Executive Summary for busy PPPers:
Municipalities should explore how the sharing economy could support economic development and improve the quality of life of its most challenged residents and neighborhoods.
The sharing economy is here to stay. That's what happens when an industry was estimated to have $15 billion in global revenues in 2013 and is projected to have $335 billion in global revenues in 2025. Hell, those numbers might be low -- Uber is projecting $10 billion in revenues by itself in 2015! Whether it's Uber, Lyft or Sidecar for transportation, or Airbnb, VRBO or FlipKey for short-term lodging - the sharing economy is changing cities around the world.
However, many municipalities and neighborhood residents are fighting against the spread of the sharing economy. Airbnb and its competitors are being attacked as mostly illegal, a drain on the stock of affordable housing, and bad for housing markets around the world. Residents are calling them disruptive to the fabric of neighborhoods. Uber and its competitors are being hit with unfair competition lawsuits and charges of exploiting its drivers. One Salon article argued that Uber must be stopped.

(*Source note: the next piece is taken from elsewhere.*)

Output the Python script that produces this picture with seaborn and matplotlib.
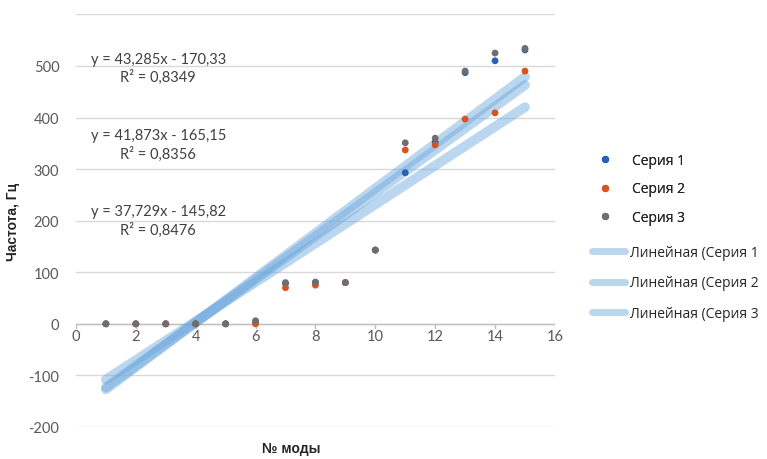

I don't want to wade into the debate on whether the critics or the champions are right or wrong, but I do want to throw out another perspective:
Leverage Car-Sharing for Good. Through thoughtful public-private partnerships, vehicle-sharing companies could offer subsidized service to low-income seniors who need to get around town. Through P5 Partnerships vehicle-sharing companies could also offer subsidized lower-cost ride shares to lower-income residents who can't afford a car but live in neighborhoods not adequately served by public transit or taxis. As an example, construction workers who don't have a car but have to be at the construction site by 5am can't use public transit to get themselves to work. Residents of certain urban or rural areas only have access to very poor public transit options. A low-cost ride sharing option could bridge these gaps.
Make Short-Term Rentals Have Long-Term Upsides. A report by the NY Attorney General alleges that short-term rentals are disproportionally centered outside of certain neighborhoods.
Short-term rental companies could be incentivized to get more listings posted in urban neighborhoods, rural towns and other areas that could benefit from the additional vibrancy and activity brought by short-term renters. Maybe these short-term renters would realize what they've been missing in these areas. Some of them might consider moving there. Or over time the increased activity might give owners a market-based reason to improve their properties. Or values might rise in those neighborhoods as people see real estate and investment opportunity in overlooked places.
Conclusion. I have no doubt that there are 100 issues to be resolved to make sure these potential sharing economy arrangements are equitable. They must be structured to promote economic development and improve quality of life, not just company profits. These deals won't be easy. However, the potential upside is worth it. Municipalities should explore how the sharing economy could support economic development and improve the quality of life of its most challenged residents and neighborhoods.